Констебль зажмурился от яркого света.
– Свиньям не удалось затоптать следы. Я сохранил их, как и обещал. Теперь вы можете сделать с них слепки.
Глава 3
Англичанин, употреблявший опиум
Лауданум имеет рубиновый цвет. Это настойка, состоящая на 90 процентов из спирта и на 10 – из опиума. На вкус она горькая. Честь изобретения лауданума принадлежит одному швейцарскому алхимику – в самом начале шестнадцатого века он обнаружил, что опиум гораздо лучше растворяется в спирте, чем в воде. Он также добавлял в настойку толченый жемчуг. В шестидесятые годы семнадцатого века английский врач доработал формулу, исключил из нее посторонние примеси вроде толченого жемчуга и выписывал лауданум в качестве лекарства против головных болей, болей в животе и других внутренних органах, а также как средство при нервных расстройствах. К описываемому периоду лауданум был настолько широко распространен как обезболивающее, что хотя бы одну бутылочку можно было обнаружить практически в каждом доме. Учитывая тот факт, что производными опиума являются морфин и героин, репутация лауданума как сильного болеутоляющего была вполне обоснованна. Производители лауданума, такие как «Бэрлиз седэтив солюшн», «Макманнз эликсир» и «Мазерс Бэйлис куитинг сирэп», рекламировали его как отличное средство при зубной боли, подагре, диарее, туберкулезе и раке – и это далеко не полный список. Женщины применяли лауданум, чтобы облегчить болезненные спазмы при менструации. Его давали детям, страдающим коликами.
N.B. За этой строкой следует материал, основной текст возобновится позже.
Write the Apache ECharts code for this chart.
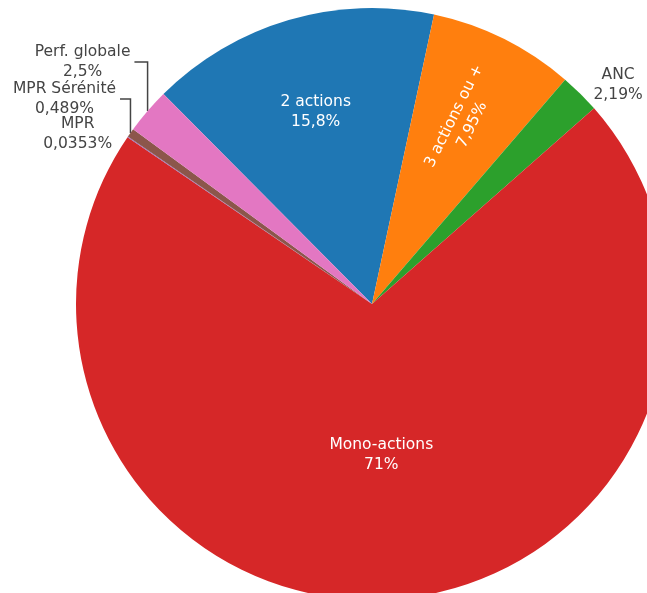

В пятидесятые годы девятнадцатого века еще не существовало четкого определения наркотической зависимости. Хотя некоторые врачи обращали внимание, что длительный прием лауданума может вызвать зависимость от препарата, большинство простых людей рассматривали пристрастие к лаудануму как одну из привычек, порождаемых слабоволием, которую легко можно побороть с помощью характерных для Викторианской эпохи добродетелей – дисциплины и характера. Соответственно, распространение лауданума не регламентировалось никакими законами. Его без проблем и дешево можно было купить у любого ближайшего аптекаря. Но поскольку рецепта на нее не требовалось, настойку также легко было приобрести в бакалейной или мясной лавке, портновской мастерской, у уличных торговцев, владельцев таверн и даже сборщиков арендной платы. Рекомендуемая доза – и то только при определенных симптомах – составляла двадцать пять капель, или треть чайной ложки, с наставлением не применять лекарство в течение длительного времени. Однако многие люди эпохи королевы Виктории не обращали внимания на эти ограничения и становились полностью зависимыми от лауданума, хотя негласные законы викторианского общества не поощряли граждан признаваться в том, что они оказались слабы духом.